→ **Source material**
▼▼▼
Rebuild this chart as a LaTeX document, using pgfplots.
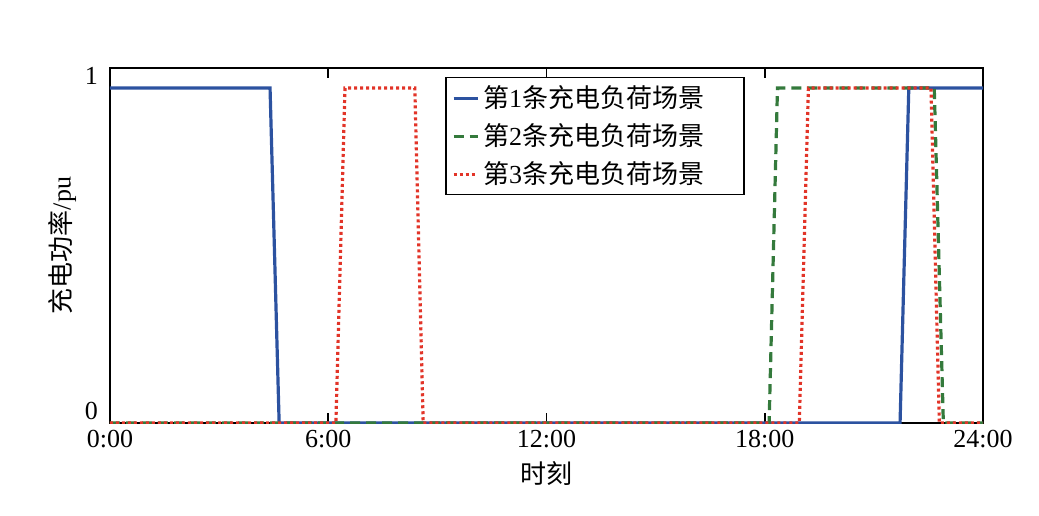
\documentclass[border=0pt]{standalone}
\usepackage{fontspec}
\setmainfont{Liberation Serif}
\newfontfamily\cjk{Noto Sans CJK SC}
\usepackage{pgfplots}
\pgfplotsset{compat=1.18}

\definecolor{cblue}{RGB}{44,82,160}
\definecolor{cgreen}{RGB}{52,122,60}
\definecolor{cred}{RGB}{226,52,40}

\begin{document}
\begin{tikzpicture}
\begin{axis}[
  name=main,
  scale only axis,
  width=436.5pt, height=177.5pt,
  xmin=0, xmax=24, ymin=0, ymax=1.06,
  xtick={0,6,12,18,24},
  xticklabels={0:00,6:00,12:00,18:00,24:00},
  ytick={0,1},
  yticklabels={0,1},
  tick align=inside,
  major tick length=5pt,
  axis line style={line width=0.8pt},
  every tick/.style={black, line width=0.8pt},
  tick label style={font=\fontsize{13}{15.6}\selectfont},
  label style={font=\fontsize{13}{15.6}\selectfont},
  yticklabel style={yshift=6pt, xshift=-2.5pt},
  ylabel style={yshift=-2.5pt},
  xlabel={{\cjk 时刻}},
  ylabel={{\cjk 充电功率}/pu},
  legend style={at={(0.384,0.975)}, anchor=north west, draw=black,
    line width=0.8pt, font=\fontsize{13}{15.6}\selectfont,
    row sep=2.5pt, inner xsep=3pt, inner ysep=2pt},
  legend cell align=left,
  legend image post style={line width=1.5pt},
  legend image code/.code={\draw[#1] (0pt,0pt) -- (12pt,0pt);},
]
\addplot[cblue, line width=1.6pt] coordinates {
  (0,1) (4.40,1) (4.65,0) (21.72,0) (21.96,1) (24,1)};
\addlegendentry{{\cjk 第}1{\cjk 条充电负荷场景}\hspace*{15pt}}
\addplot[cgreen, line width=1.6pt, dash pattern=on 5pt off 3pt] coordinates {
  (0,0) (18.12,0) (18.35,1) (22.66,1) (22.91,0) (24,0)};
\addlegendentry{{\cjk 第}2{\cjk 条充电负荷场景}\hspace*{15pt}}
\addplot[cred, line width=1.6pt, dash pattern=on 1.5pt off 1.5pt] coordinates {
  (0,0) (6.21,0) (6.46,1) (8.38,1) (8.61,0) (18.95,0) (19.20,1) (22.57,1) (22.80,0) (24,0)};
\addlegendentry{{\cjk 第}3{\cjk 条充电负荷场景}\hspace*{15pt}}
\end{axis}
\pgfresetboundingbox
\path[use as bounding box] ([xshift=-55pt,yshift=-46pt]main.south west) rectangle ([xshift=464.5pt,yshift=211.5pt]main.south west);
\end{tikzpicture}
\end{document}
▲▲▲
→ **Task to carry out**
Without the pictures, write out all of the material exactly.

→ **Written response**
Rebuild this chart as a LaTeX document, using pgfplots.
\documentclass[border=0pt]{standalone}
\usepackage{fontspec}
\setmainfont{Liberation Serif}
\newfontfamily\cjk{Noto Sans CJK SC}
\usepackage{pgfplots}
\pgfplotsset{compat=1.18}

\definecolor{cblue}{RGB}{44,82,160}
\definecolor{cgreen}{RGB}{52,122,60}
\definecolor{cred}{RGB}{226,52,40}

\begin{document}
\begin{tikzpicture}
\begin{axis}[
  name=main,
  scale only axis,
  width=436.5pt, height=177.5pt,
  xmin=0, xmax=24, ymin=0, ymax=1.06,
  xtick={0,6,12,18,24},
  xticklabels={0:00,6:00,12:00,18:00,24:00},
  ytick={0,1},
  yticklabels={0,1},
  tick align=inside,
  major tick length=5pt,
  axis line style={line width=0.8pt},
  every tick/.style={black, line width=0.8pt},
  tick label style={font=\fontsize{13}{15.6}\selectfont},
  label style={font=\fontsize{13}{15.6}\selectfont},
  yticklabel style={yshift=6pt, xshift=-2.5pt},
  ylabel style={yshift=-2.5pt},
  xlabel={{\cjk 时刻}},
  ylabel={{\cjk 充电功率}/pu},
  legend style={at={(0.384,0.975)}, anchor=north west, draw=black,
    line width=0.8pt, font=\fontsize{13}{15.6}\selectfont,
    row sep=2.5pt, inner xsep=3pt, inner ysep=2pt},
  legend cell align=left,
  legend image post style={line width=1.5pt},
  legend image code/.code={\draw[#1] (0pt,0pt) -- (12pt,0pt);},
]
\addplot[cblue, line width=1.6pt] coordinates {
  (0,1) (4.40,1) (4.65,0) (21.72,0) (21.96,1) (24,1)};
\addlegendentry{{\cjk 第}1{\cjk 条充电负荷场景}\hspace*{15pt}}
\addplot[cgreen, line width=1.6pt, dash pattern=on 5pt off 3pt] coordinates {
  (0,0) (18.12,0) (18.35,1) (22.66,1) (22.91,0) (24,0)};
\addlegendentry{{\cjk 第}2{\cjk 条充电负荷场景}\hspace*{15pt}}
\addplot[cred, line width=1.6pt, dash pattern=on 1.5pt off 1.5pt] coordinates {
  (0,0) (6.21,0) (6.46,1) (8.38,1) (8.61,0) (18.95,0) (19.20,1) (22.57,1) (22.80,0) (24,0)};
\addlegendentry{{\cjk 第}3{\cjk 条充电负荷场景}\hspace*{15pt}}
\end{axis}
\pgfresetboundingbox
\path[use as bounding box] ([xshift=-55pt,yshift=-46pt]main.south west) rectangle ([xshift=464.5pt,yshift=211.5pt]main.south west);
\end{tikzpicture}
\end{document}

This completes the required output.